The tax reform law commonly known as the Tax Cuts and Jobs Act (TCJA) established the 20% QBI deduction. Individuals and trusts benefit from the QBI deduction only when they own an interest in an activity that rises to the level of a trade or business.

Whether a rental activity rises to this level is a question that has vexed taxpayers for over 80 years, where judicial interpretations of facts and circumstances continue to set the prevailing standards. The widespread application of the QBI deduction renewed taxpayer requests for IRS clarity on this important question concerning rental activities. The new safe harbor represents the IRS efforts to clarify the trade or business determination for rental activities, which are called rental real estate enterprises (RREE) in the safe harbor.

Eligibility Criteria for the RREE Safe Harbor

The final safe harbor procedure establishes the following criteria that a taxpayer’s RREE must meet to be treated as a trade or business for QBI deduction purposes:

  1. Maintain Separate Books and Records for Each RREE.The final safe harbor clarifies that consolidated income expense and information statements from separate properties will satisfy this requirement.
  2. Perform 250 hours of Rental Services Annually for Each RREE. The 250-hour requirement sets a relatively high standard, but the final safe harbor clarifies the requirement in key regards to make it somewhat easier to meet:
  3. Maintain records with details about services The taxpayer must maintain records with details about the services, including hours the services were performed, description of the services performed, dates when the services were performed and who performed those services.
  4. Attachment statement of return. The taxpayer or RPE must attach a statement to the return filed for the tax year/years the safe harbor is relied upon.
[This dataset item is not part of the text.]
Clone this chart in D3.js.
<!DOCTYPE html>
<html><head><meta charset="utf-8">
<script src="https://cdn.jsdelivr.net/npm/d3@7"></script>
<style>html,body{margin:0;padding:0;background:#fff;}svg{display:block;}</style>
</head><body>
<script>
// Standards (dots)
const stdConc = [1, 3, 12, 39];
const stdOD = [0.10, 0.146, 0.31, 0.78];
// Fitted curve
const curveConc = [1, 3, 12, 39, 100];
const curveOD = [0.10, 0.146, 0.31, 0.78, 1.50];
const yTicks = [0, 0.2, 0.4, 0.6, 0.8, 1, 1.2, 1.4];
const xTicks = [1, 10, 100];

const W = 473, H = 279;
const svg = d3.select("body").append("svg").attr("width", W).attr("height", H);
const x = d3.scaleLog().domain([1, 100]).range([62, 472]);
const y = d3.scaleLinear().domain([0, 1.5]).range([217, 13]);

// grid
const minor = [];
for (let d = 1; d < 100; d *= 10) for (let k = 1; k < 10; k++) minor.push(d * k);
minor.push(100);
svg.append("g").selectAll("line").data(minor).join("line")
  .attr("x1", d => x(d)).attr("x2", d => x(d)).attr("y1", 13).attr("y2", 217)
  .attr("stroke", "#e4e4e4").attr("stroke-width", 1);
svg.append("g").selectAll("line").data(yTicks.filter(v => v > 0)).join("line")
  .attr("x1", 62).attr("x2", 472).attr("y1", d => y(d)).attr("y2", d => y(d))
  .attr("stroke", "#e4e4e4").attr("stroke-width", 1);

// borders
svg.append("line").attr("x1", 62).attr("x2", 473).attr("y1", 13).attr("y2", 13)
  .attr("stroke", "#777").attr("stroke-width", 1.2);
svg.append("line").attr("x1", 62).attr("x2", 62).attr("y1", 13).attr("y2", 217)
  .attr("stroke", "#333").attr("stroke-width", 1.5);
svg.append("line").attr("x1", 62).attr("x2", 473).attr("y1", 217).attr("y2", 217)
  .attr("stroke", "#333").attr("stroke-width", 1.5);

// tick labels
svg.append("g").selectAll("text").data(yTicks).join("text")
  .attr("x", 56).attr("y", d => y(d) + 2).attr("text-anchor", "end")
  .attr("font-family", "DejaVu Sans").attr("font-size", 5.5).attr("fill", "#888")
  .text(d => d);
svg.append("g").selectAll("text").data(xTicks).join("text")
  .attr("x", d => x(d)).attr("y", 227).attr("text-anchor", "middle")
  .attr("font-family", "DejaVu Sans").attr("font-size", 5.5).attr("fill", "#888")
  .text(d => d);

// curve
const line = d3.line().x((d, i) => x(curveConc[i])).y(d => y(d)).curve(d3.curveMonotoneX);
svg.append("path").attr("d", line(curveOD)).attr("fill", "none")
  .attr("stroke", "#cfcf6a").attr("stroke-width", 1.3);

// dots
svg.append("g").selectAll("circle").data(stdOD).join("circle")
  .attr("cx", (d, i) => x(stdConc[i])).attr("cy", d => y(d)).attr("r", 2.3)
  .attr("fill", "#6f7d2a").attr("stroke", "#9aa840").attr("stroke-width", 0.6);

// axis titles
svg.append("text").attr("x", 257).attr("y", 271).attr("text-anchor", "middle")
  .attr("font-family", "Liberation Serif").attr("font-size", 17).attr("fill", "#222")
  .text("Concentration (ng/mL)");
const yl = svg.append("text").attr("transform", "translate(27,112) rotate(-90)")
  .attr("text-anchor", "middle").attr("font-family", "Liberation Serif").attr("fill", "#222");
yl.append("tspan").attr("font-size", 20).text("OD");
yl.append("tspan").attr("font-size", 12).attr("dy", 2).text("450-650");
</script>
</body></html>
Must be done every year.

Who is Eligible to Provide Rental Services?

Owners, employees, agents, or independent contractors can perform rental services that count towards the 250-hour requirement.
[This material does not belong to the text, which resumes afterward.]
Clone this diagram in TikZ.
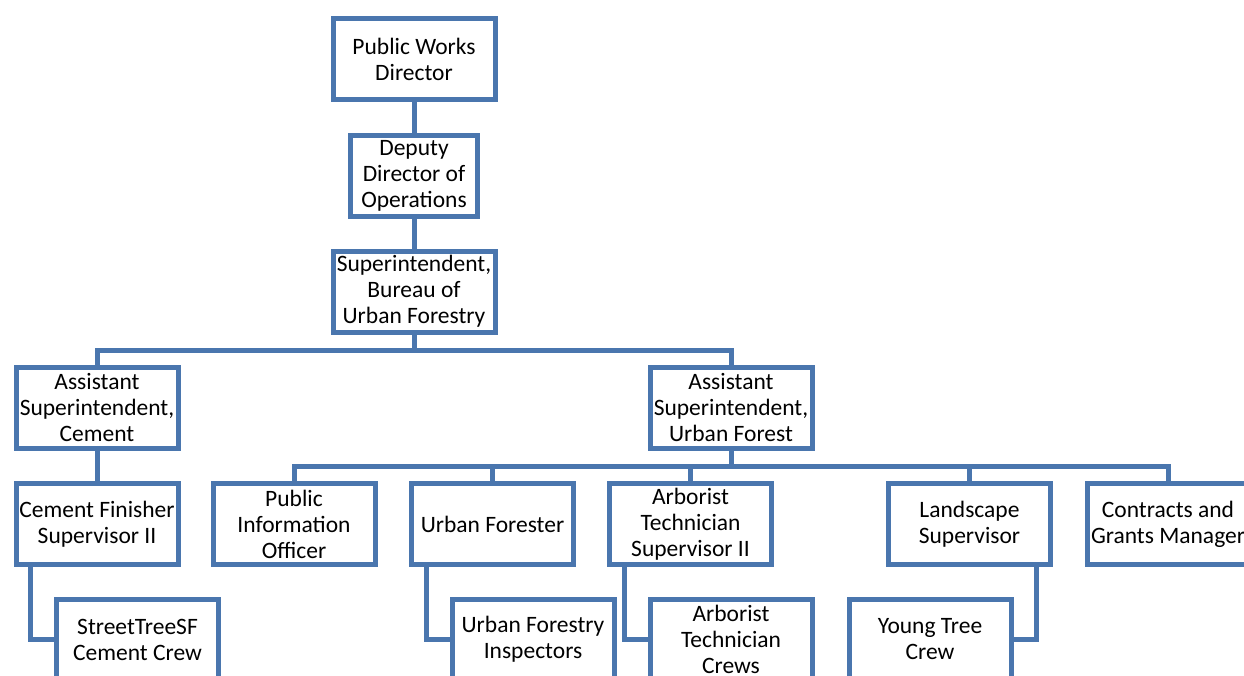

What Constitutes a Rental Service?

A non-exclusive list of rental services include:

  • Advertising for lease, negotiating and executing leases;
  • Diligence procedures for prospective tenants;
  • Collection of rents, daily operation or maintenance and repair (including purchases of materials and supplies);
  • Management of the real estate; and
  • Supervision of employees and independent contractors.

Rental services do not include:

  • Travel to and from the real estate;
  • Financial and investment activities (such as arranging financing);
  • Procuring the property,
  • Studying or analyzing financial statements or reports from operations; or
  • Improving the property (as defined under Regulations section 1.263(a)-3(d)).
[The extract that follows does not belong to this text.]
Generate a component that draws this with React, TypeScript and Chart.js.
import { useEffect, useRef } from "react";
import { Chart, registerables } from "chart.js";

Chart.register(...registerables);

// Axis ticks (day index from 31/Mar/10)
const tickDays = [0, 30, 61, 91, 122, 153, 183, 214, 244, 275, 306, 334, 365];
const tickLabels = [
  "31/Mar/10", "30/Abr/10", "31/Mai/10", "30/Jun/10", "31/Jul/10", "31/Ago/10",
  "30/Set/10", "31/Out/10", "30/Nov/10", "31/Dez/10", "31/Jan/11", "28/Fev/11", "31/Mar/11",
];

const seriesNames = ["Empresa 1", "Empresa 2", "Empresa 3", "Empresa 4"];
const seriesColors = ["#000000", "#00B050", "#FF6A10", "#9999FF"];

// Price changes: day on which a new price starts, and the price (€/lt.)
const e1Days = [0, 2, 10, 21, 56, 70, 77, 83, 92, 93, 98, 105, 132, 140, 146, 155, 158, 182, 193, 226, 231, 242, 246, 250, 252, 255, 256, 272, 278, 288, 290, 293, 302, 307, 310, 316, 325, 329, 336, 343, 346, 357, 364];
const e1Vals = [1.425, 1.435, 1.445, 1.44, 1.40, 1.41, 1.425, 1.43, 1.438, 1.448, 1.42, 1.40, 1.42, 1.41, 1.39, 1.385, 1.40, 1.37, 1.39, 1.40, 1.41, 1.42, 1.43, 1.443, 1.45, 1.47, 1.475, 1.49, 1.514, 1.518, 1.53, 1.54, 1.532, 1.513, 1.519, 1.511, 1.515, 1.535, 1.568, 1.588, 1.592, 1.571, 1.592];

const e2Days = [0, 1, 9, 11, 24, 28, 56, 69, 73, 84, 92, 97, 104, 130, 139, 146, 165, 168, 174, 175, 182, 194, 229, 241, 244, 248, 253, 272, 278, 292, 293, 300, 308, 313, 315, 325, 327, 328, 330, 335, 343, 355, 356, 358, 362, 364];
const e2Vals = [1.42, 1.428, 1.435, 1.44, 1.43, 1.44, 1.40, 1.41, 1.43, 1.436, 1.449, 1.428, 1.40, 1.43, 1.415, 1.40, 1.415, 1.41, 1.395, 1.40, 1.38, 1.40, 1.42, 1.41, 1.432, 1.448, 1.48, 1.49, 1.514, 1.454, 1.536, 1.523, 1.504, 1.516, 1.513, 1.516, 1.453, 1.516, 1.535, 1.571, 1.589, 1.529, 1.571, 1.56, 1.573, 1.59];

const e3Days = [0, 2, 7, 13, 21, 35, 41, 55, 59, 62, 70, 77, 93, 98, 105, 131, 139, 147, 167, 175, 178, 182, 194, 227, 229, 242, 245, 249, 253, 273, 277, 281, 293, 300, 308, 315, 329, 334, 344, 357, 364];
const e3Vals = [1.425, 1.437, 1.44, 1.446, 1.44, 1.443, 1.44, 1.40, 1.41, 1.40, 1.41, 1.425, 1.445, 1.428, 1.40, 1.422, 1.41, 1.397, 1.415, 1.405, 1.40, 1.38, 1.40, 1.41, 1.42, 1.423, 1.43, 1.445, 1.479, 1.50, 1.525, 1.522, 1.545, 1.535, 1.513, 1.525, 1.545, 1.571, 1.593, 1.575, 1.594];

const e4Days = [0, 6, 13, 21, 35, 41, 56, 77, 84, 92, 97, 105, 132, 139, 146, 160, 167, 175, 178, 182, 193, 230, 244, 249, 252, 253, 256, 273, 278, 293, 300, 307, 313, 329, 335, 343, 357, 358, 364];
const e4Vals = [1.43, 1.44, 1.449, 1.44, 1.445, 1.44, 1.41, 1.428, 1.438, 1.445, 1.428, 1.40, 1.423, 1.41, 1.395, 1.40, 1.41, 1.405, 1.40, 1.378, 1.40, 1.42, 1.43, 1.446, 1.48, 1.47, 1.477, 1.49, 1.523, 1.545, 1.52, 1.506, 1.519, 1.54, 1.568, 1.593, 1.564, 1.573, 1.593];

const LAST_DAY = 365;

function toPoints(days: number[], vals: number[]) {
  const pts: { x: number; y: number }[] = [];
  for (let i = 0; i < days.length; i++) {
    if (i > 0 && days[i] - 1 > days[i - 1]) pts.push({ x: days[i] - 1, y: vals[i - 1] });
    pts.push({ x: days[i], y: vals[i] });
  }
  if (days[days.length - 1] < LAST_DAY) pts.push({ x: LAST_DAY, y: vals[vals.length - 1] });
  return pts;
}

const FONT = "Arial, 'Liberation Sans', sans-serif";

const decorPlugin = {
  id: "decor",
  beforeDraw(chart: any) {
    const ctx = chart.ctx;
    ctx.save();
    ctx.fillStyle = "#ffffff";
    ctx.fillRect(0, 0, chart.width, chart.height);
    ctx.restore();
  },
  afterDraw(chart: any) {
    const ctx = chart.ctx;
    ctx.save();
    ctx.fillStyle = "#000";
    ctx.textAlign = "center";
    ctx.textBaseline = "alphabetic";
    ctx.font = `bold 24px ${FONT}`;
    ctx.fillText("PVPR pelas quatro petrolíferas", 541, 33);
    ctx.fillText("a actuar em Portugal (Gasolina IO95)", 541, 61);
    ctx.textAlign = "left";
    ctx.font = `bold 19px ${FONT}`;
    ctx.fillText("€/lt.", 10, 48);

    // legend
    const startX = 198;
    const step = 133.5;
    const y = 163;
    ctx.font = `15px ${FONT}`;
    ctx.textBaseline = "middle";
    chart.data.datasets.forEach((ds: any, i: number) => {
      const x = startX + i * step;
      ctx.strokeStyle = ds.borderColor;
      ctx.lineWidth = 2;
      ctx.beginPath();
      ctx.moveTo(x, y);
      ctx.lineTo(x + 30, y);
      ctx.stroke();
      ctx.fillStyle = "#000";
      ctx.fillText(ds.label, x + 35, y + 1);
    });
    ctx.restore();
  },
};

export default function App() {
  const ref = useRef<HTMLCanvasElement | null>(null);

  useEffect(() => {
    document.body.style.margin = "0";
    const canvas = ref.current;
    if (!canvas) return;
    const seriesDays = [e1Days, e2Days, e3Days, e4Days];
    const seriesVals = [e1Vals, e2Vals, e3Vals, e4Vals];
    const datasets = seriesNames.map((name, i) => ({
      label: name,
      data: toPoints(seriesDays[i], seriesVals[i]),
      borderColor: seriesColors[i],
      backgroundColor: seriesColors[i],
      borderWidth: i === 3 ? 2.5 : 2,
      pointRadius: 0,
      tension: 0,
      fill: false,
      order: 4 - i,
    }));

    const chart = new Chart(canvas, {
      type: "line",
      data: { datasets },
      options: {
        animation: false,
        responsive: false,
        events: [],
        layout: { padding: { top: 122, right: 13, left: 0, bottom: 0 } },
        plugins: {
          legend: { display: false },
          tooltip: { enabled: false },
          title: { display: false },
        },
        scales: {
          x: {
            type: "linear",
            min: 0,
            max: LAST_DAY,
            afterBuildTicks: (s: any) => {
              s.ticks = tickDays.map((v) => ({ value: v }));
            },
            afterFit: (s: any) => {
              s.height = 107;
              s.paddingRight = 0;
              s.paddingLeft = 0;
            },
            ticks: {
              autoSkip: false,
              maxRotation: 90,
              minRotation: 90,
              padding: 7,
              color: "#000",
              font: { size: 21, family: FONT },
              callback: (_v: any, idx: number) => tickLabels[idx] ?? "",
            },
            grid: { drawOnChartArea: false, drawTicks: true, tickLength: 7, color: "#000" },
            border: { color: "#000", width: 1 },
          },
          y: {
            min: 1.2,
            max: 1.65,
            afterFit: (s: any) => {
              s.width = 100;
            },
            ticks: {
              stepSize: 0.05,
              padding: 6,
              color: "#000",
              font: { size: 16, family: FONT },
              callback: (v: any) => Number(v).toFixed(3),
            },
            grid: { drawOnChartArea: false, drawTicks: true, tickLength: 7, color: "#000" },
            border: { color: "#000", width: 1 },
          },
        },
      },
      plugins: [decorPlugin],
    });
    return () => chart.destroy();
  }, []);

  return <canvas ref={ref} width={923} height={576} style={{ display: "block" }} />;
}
Are Pre-Existing RREEs Eligible?

A RREE in existence for at least 4 years need only meet the 250-hour requirement for any three of the five years that end with the tax year in question.

Maintain Contemporaneous Records to Substantiate the 250-hour Requirement.

This requirement may be impractical for some taxpayers, where contemporaneous recordkeeping can prove challenging for owners who tend personally to each RREE.

The contemporaneous recordkeeping requirement applies only to tax years beginning on or after Jan. 1, 2020.

What Types of Records Satisfy the RREE Requirement?

Records that will satisfy the requirement include time reporting logs and other documents, but in any case, they must indicate the amount of hours performed, a description of the services performed, the date when the services were performed, and a record of who performed the services.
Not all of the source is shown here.